The other notable feature of her campaign was a willingness to take politics beyond the conventional treadmill of knocking on doors and television appearances, and to confront the institutions of US power face-to-face.

Amid the furore over Trump’s atrocious detention of children on the southern border, Ocasio-Cortez made a celebrated appearance at the fence of one detention camp in Texas, hurling well-aimed abuse at the guards and demanding the abolition of ICE, the infamous Immigration and Customs Enforcement agency. She also launched an outspoken attack on Israel’s massacre of Palestinians during the summer, adopting a critical position towards the Zionist state that is rare among American politicians.

Ocasio-Cortez is near certain to win the congressional election in November, allowing her to become the youngest woman ever elected to the House of Representatives. Her campaign rhetoric has unashamedly drawn on the radical heartbeat at the centre of the Occupy and Sanders movements, using a vocabulary guaranteed to cause apoplexy on Wall Street and in the studios of Fox News and the like:

I do think we are in a crisis of late-stage capitalism, where people are working sixty, eighty hours a week and they can’t feed their families. There is a lot that is economically dystopic in this country. So that’s why people are open to change.

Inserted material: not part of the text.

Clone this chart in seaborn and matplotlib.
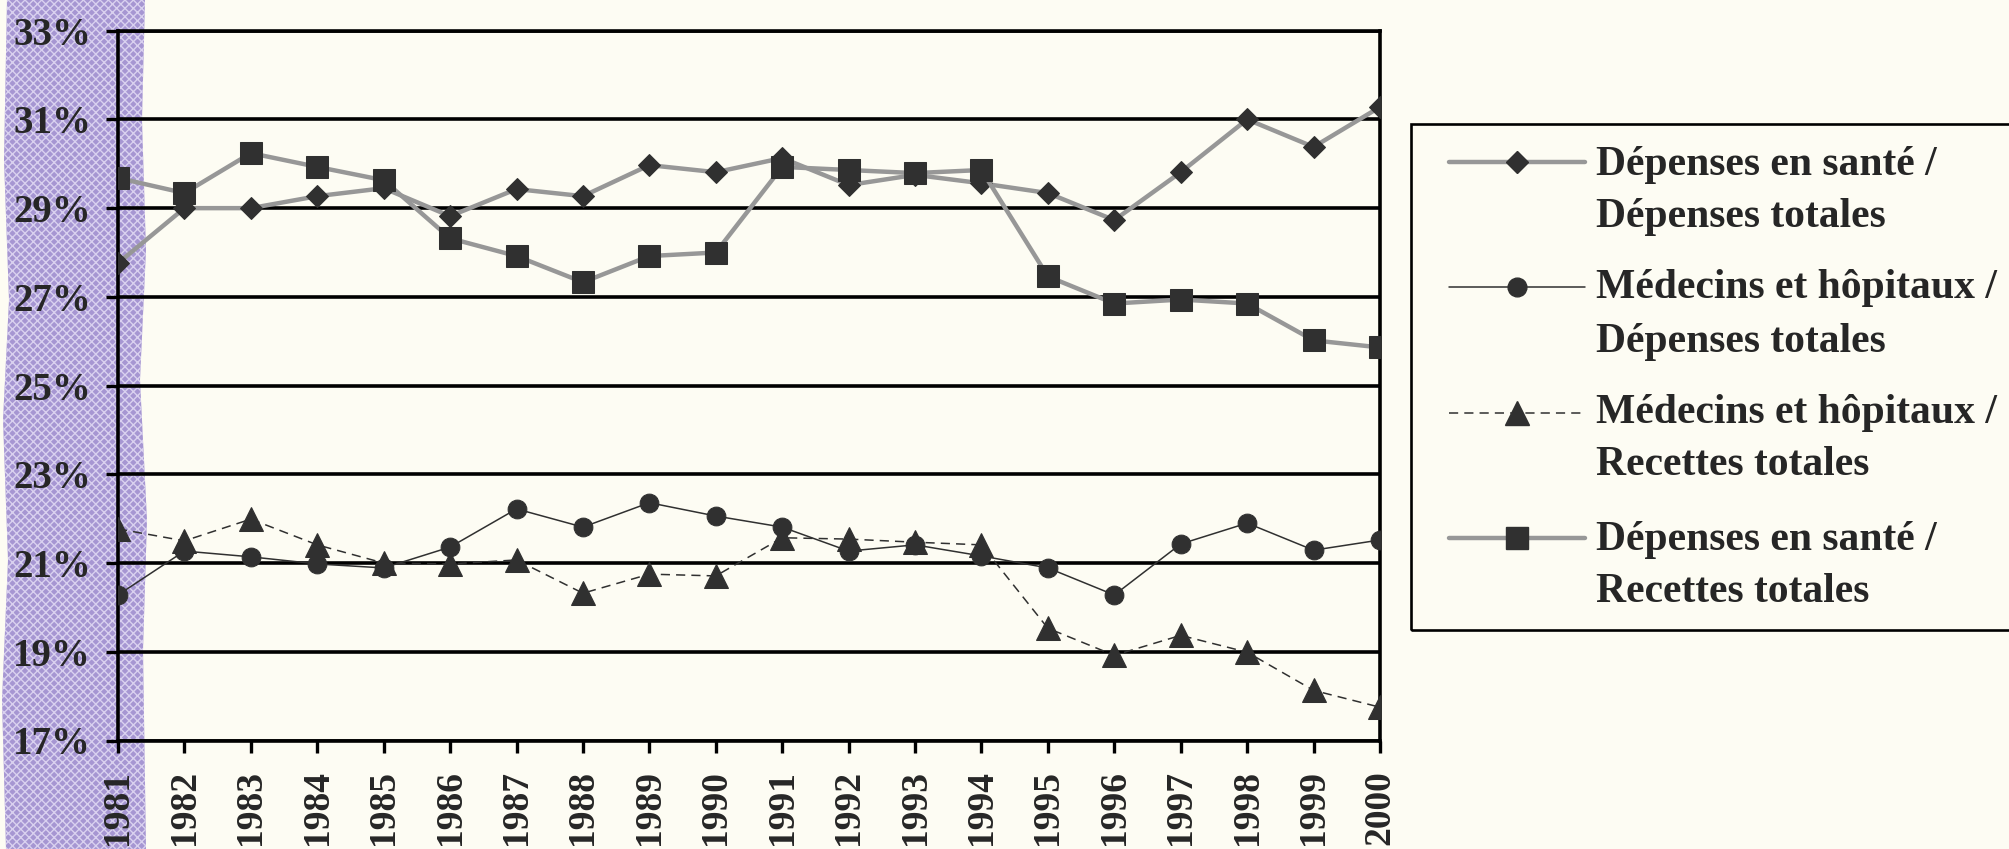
import numpy as np
import pandas as pd
import matplotlib
matplotlib.use("Agg")
import matplotlib.pyplot as plt
from matplotlib.patches import Polygon, Rectangle
from matplotlib.lines import Line2D
import seaborn as sns

# data (percent)
years = list(range(1981, 2001))
sante_dep = [27.76, 29.00, 29.00, 29.27, 29.45, 28.82, 29.43, 29.27, 29.97, 29.81,
             30.13, 29.52, 29.75, 29.56, 29.34, 28.73, 29.81, 31.00, 30.38, 31.28]
medhop_dep = [20.28, 21.27, 21.14, 20.98, 20.89, 21.36, 22.22, 21.81, 22.36, 22.06,
              21.81, 21.27, 21.41, 21.16, 20.89, 20.28, 21.43, 21.90, 21.29, 21.52]
medhop_rec = [21.77, 21.50, 21.99, 21.41, 21.00, 20.98, 21.07, 20.32, 20.75, 20.71,
              21.57, 21.54, 21.47, 21.41, 19.53, 18.92, 19.37, 18.99, 18.13, 17.75]
sante_rec = [29.68, 29.34, 30.24, 29.93, 29.63, 28.32, 27.92, 27.33, 27.92, 28.00,
             29.93, 29.86, 29.79, 29.86, 27.46, 26.85, 26.94, 26.85, 26.02, 25.86]
y_ticks = list(range(17, 34, 2))
legend_labels = [("Dépenses en santé /", "Dépenses totales"),
                 ("Médecins et hôpitaux /", "Dépenses totales"),
                 ("Médecins et hôpitaux /", "Recettes totales"),
                 ("Dépenses en santé /", "Recettes totales")]

df = pd.DataFrame({"annee": years, "sante_dep": sante_dep, "medhop_dep": medhop_dep,
                   "medhop_rec": medhop_rec, "sante_rec": sante_rec})

sns.set_style("white")
plt.rcParams['font.family'] = ['Liberation Serif', 'DejaVu Serif']
plt.rcParams['font.weight'] = 'bold'

bg = '#fdfcf3'
dark = '#303030'
grey = '#979797'

W, H = 2009, 849
def fx(px):
    return px / W
def fy(py):
    return 1 - py / H

fig = plt.figure(figsize=(W / 100, H / 100), dpi=100, facecolor=bg)

# purple stripe on the left
stripe_px = [(7, 0), (145, 0), (142, 120), (146, 250), (140, 380), (147, 520),
             (143, 650), (146, 849), (6, 849), (2, 700), (8, 560), (3, 420),
             (9, 300), (4, 160)]
stripe = Polygon([(fx(a), fy(b)) for a, b in stripe_px], closed=True,
                 transform=fig.transFigure, facecolor='#a696d2', edgecolor='#d9d1ef',
                 hatch='xxxx', lw=0, zorder=-5)
fig.add_artist(stripe)

ax = fig.add_axes([fx(118), fy(740.5), (1380 - 118) / W, (740.5 - 30.7) / H])
ax.set_facecolor('none')

sns.lineplot(data=df, x="annee", y="sante_dep", ax=ax, color=grey, lw=3.2,
             marker='D', ms=11.5, mfc=dark, mec=dark, legend=False, zorder=4)
sns.lineplot(data=df, x="annee", y="medhop_dep", ax=ax, color=dark, lw=1.1,
             marker='o', ms=13.5, mfc=dark, mec=dark, legend=False, zorder=3)
sns.lineplot(data=df, x="annee", y="medhop_rec", ax=ax, color=dark, lw=1.1,
             linestyle=(0, (6, 4)), marker='^', ms=17, mfc=dark, mec=dark,
             legend=False, zorder=3)
sns.lineplot(data=df, x="annee", y="sante_rec", ax=ax, color=grey, lw=3.2,
             marker='s', ms=16, mfc=dark, mec=dark, legend=False, zorder=4)

ax.set_xlim(1981, 2000)
ax.set_ylim(17, 33)
ax.set_xticks(years)
ax.set_xticklabels([str(y) for y in years], rotation=90)
ax.set_yticks(y_ticks)
ax.set_yticklabels([f"{v}%" for v in y_ticks])
ax.set_xlabel("")
ax.set_ylabel("")
ax.grid(axis='y', color='black', lw=2.6)
ax.grid(axis='x', visible=False)
ax.set_axisbelow(True)
for s in ax.spines.values():
    s.set_color('black')
    s.set_linewidth(2.6)
ax.tick_params(axis='both', direction='out', length=8.5, width=2.4, color='black',
               bottom=True, left=True)
ax.tick_params(axis='y', pad=11, labelsize=28)
ax.tick_params(axis='x', pad=13, labelsize=27)

# legend box (cut by the right edge)
fig.add_artist(Rectangle((fx(1411), fy(630)), fx(2040) - fx(1411), fy(124) - fy(630),
                         transform=fig.transFigure, facecolor='none',
                         edgecolor='black', lw=1.9))
handle_y = [162, 287, 413, 538]
baselines = [(175, 227), (298, 352), (423, 475), (550, 602)]
styles = [dict(color=grey, lw=3.2, ls='-', marker='D', ms=11.5),
          dict(color=dark, lw=1.1, ls='-', marker='o', ms=13.5),
          dict(color=dark, lw=1.1, ls=(0, (6, 4)), marker='^', ms=17),
          dict(color=grey, lw=3.2, ls='-', marker='s', ms=16)]
for hy, (b1, b2), st, (l1, l2) in zip(handle_y, baselines, styles, legend_labels):
    fig.add_artist(Line2D([fx(1449), fx(1585)], [fy(hy), fy(hy)], transform=fig.transFigure,
                          color=st['color'], lw=st['lw'], ls=st['ls']))
    fig.add_artist(Line2D([fx(1517)], [fy(hy)], transform=fig.transFigure, ls='none',
                          marker=st['marker'], ms=st['ms'], mfc=dark, mec=dark))
    fig.text(fx(1596), fy(b1), l1, fontsize=30, fontweight='bold', va='baseline', ha='left')
    fig.text(fx(1596), fy(b2), l2, fontsize=30, fontweight='bold', va='baseline', ha='left')

fig.savefig("out.png", dpi=100, facecolor=bg)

In the wealthiest nation in the world, working families shouldn’t have to struggle. It’s time for a New York that’s good for the many. I am an educator, organizer, Democratic Socialist, and born-and-raised New Yorker running to champion working families in Congress.

Trailblazers

Ocasio-Cortez is far from alone in seeking to raise the profile of socialist politics in the mainstream US political system. Another twenty-something, female New Yorker and member of the Democratic Socialists, Julia Salazar, ran on a platform for the State Senate that echoes the concerns expressed by her victorious colleague. Like Ocasio-Cortez, Salazar unseated an establishment Democrat, Martin Dilan in a primary in the Albany district. She is also comfortable using the language of the left in an explicit manner:

Socialists recognize that under capitalism, rich people are able – through private control of industry and of what should be public goods – to accumulate wealth by exploiting the working class and the underclass. Functionally, this perpetuates and exacerbates inequality.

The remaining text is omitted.